■ **Goal**
Take the lines beginning with the one that contains "Generate a Python" and ending with the one that contains "yticks = [4.80, 5.10, 5.40, 5.70, 6.00]", and set them down exactly. Omit all pictures.

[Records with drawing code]

——————

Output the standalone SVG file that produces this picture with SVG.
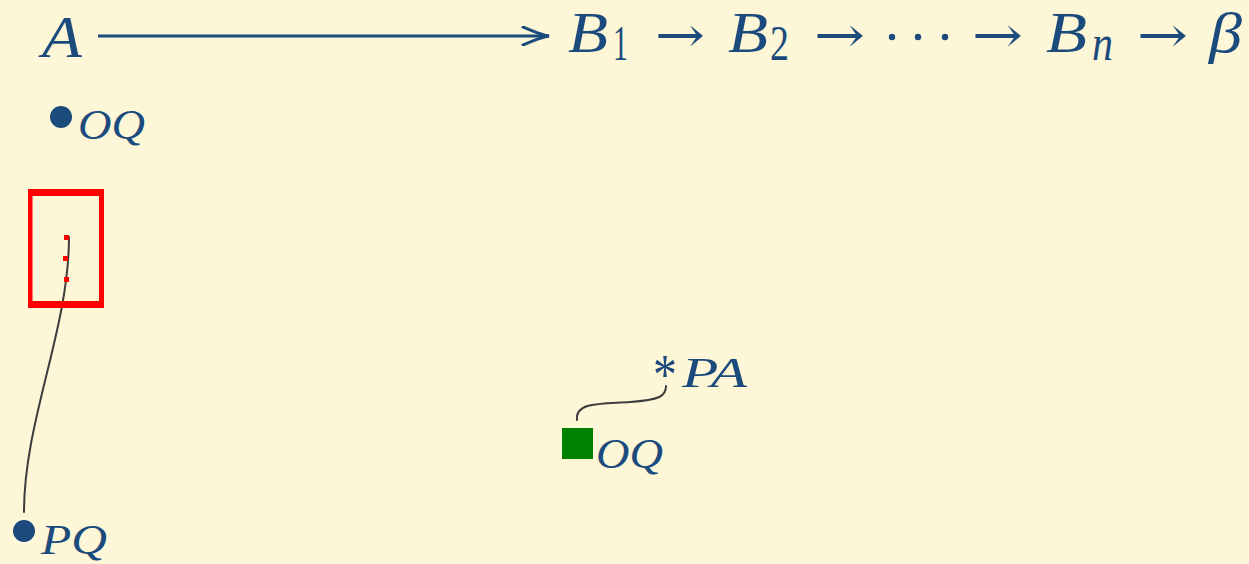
<svg xmlns="http://www.w3.org/2000/svg" width="1249" height="564" viewBox="0 0 1249 564">
<style>
.m{font-family:"Liberation Serif",serif;font-style:italic;fill:#1b4a7c}
.r{font-family:"Liberation Serif",serif;fill:#1b4a7c}
.ar{font-family:"DejaVu Serif",serif;fill:#1b4a7c}
.dot{fill:#1b4a7c}
.conn{fill:none;stroke:#3d3d3d;stroke-width:2;stroke-linecap:round}
</style>
<defs>
<marker id="tex" viewBox="0 0 30 20" refX="28" refY="10" markerWidth="30" markerHeight="20" markerUnits="userSpaceOnUse" orient="auto">
<path d="M2,1 C12,5 20,9 28,10 C20,11 12,15 2,19" fill="none" stroke="#1b4a7c" stroke-width="3" stroke-linecap="round"/>
</marker>
</defs>
<rect width="1249" height="564" fill="#fdf6d7"/>
<g id="connectors">
<line x1="98" y1="36" x2="549" y2="36" stroke="#1b4a7c" stroke-width="3" marker-end="url(#tex)"/>
<path class="conn" d="M69,237 C69,330 24,420 24,512"/>
<path class="conn" d="M577,420 C575,402 600,404 630,402 C660,400 666,396 666,386"/>
</g>
<g id="nodeA">
<text class="m" x="42" y="57" font-size="60" textLength="40" lengthAdjust="spacingAndGlyphs">A</text>
</g>
<g id="nodeChain">
<text class="m" x="568" y="52" font-size="58" textLength="40" lengthAdjust="spacingAndGlyphs">B</text>
<text class="r" x="613" y="60" font-size="50" textLength="15" lengthAdjust="spacingAndGlyphs">1</text>
<text class="ar" x="655" y="52" font-size="50" textLength="50" lengthAdjust="spacingAndGlyphs">→</text>
<text class="m" x="728" y="52" font-size="58" textLength="40" lengthAdjust="spacingAndGlyphs">B</text>
<text class="r" x="770" y="60" font-size="50" textLength="19" lengthAdjust="spacingAndGlyphs">2</text>
<text class="ar" x="814" y="52" font-size="50" textLength="51" lengthAdjust="spacingAndGlyphs">→</text>
<circle class="dot" cx="892" cy="37" r="3.2"/>
<circle class="dot" cx="918" cy="37" r="3.2"/>
<circle class="dot" cx="945" cy="37" r="3.2"/>
<text class="ar" x="972" y="52" font-size="50" textLength="51" lengthAdjust="spacingAndGlyphs">→</text>
<text class="m" x="1046" y="52" font-size="58" textLength="41" lengthAdjust="spacingAndGlyphs">B</text>
<text class="m" x="1092" y="60" font-size="50" textLength="21" lengthAdjust="spacingAndGlyphs">n</text>
<text class="ar" x="1137" y="52" font-size="50" textLength="51" lengthAdjust="spacingAndGlyphs">→</text>
<text class="m" x="1209" y="52" font-size="58" textLength="33" lengthAdjust="spacingAndGlyphs">β</text>
</g>
<g id="nodeOQ1">
<circle class="dot" cx="61" cy="117" r="11"/>
<text class="m" x="78" y="139" font-size="43" textLength="67" lengthAdjust="spacingAndGlyphs">OQ</text>
</g>
<g id="nodeBox">
<path d="M28,189 H104 V308 H28 Z M32.5,196 V301 H99 V196 Z" fill="#ff0000" fill-rule="evenodd"/>
<rect x="64" y="235" width="5" height="5" fill="#ff0000"/>
<rect x="63" y="256" width="5" height="5" fill="#ff0000"/>
<rect x="64" y="277" width="5" height="5" fill="#ff0000"/>
</g>
<g id="nodePQ">
<circle class="dot" cx="24" cy="531" r="11"/>
<text class="m" x="41" y="554" font-size="43" textLength="66" lengthAdjust="spacingAndGlyphs">PQ</text>
</g>
<g id="nodeOQ2">
<rect x="562" y="428" width="31" height="31" fill="#008000"/>
<text class="m" x="596" y="468" font-size="43" textLength="67" lengthAdjust="spacingAndGlyphs">OQ</text>
</g>
<g id="nodePA">
<text class="r" x="653" y="394" font-size="58" textLength="24" lengthAdjust="spacingAndGlyphs">*</text>
<text class="m" x="682" y="387" font-size="43" textLength="65" lengthAdjust="spacingAndGlyphs">PA</text>
</g>
</svg>
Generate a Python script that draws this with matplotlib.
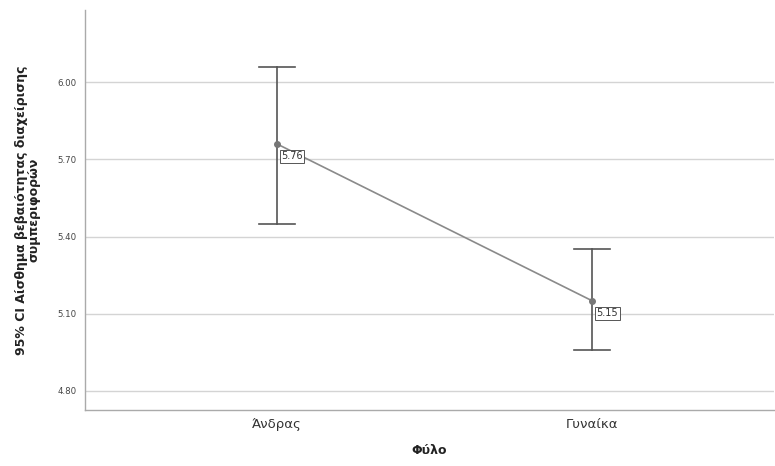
import matplotlib
matplotlib.use("Agg")
import matplotlib.pyplot as plt

categories = ["Άνδρας", "Γυναίκα"]
means = [5.76, 5.15]
ci_low = [5.45, 4.96]
ci_high = [6.06, 5.35]
mean_labels = ["5.76", "5.15"]
yticks = [4.80, 5.10, 5.40, 5.70, 6.00]

plt.rcParams['font.family'] = ['DejaVu Sans']
fig = plt.figure(figsize=(7.75, 4.66), dpi=100)
ax = fig.add_axes([0.1097, 0.1202, 0.889, 0.8583])

x = list(range(len(categories)))
for xi, lo, hi in zip(x, ci_low, ci_high):
    ax.plot([xi, xi], [lo, hi], color="#555555", lw=1.2, zorder=3)
    ax.plot([xi - 0.057, xi + 0.057], [lo, lo], color="#555555", lw=1.2, zorder=3)
    ax.plot([xi - 0.057, xi + 0.057], [hi, hi], color="#555555", lw=1.2, zorder=3)
ax.plot(x, means, color="#8a8a8a", lw=1.2, marker="o", ms=4, mfc="#777777", mec="#777777", zorder=4)
for xi, m, lab in zip(x, means, mean_labels):
    ax.annotate(lab, (xi, m), xytext=(3, -9), textcoords="offset points", fontsize=7,
                va="center", ha="left", color="#333333", zorder=5,
                bbox=dict(boxstyle="square,pad=0.15", fc="white", ec="#555555", lw=0.7))

ax.set_xlim(-0.608, 1.576)
ax.set_ylim(4.726, 6.28)
ax.set_yticks(yticks)
ax.set_yticklabels([f"{t:.2f}" for t in yticks], fontsize=6.2, color="#444444")
ax.set_xticks(x)
ax.set_xticklabels(categories, fontsize=9.5, color="#333333")
ax.tick_params(axis="both", length=0, pad=6)
ax.tick_params(axis="y", pad=6)
ax.grid(axis="y", color="#d4d4d4", lw=1)
ax.set_axisbelow(True)
for s in ["top", "right"]:
    ax.spines[s].set_visible(False)
for s in ["left", "bottom"]:
    ax.spines[s].set_color("#aaaaaa")
    ax.spines[s].set_linewidth(1)
ax.set_xlabel("Φύλο", fontsize=9, fontweight="bold", color="#222222", labelpad=9)
ax.set_ylabel("95% CI Αίσθημα βεβαιότητας διαχείρισης\nσυμπεριφορών", fontsize=9,
              fontweight="bold", color="#222222", labelpad=12, linespacing=0.95)
fig.savefig("out.png", dpi=100)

——————

■ **Result below**
Generate a Python script that draws this with matplotlib.
import matplotlib
matplotlib.use("Agg")
import matplotlib.pyplot as plt

categories = ["Άνδρας", "Γυναίκα"]
means = [5.76, 5.15]
ci_low = [5.45, 4.96]
ci_high = [6.06, 5.35]
mean_labels = ["5.76", "5.15"]
yticks = [4.80, 5.10, 5.40, 5.70, 6.00]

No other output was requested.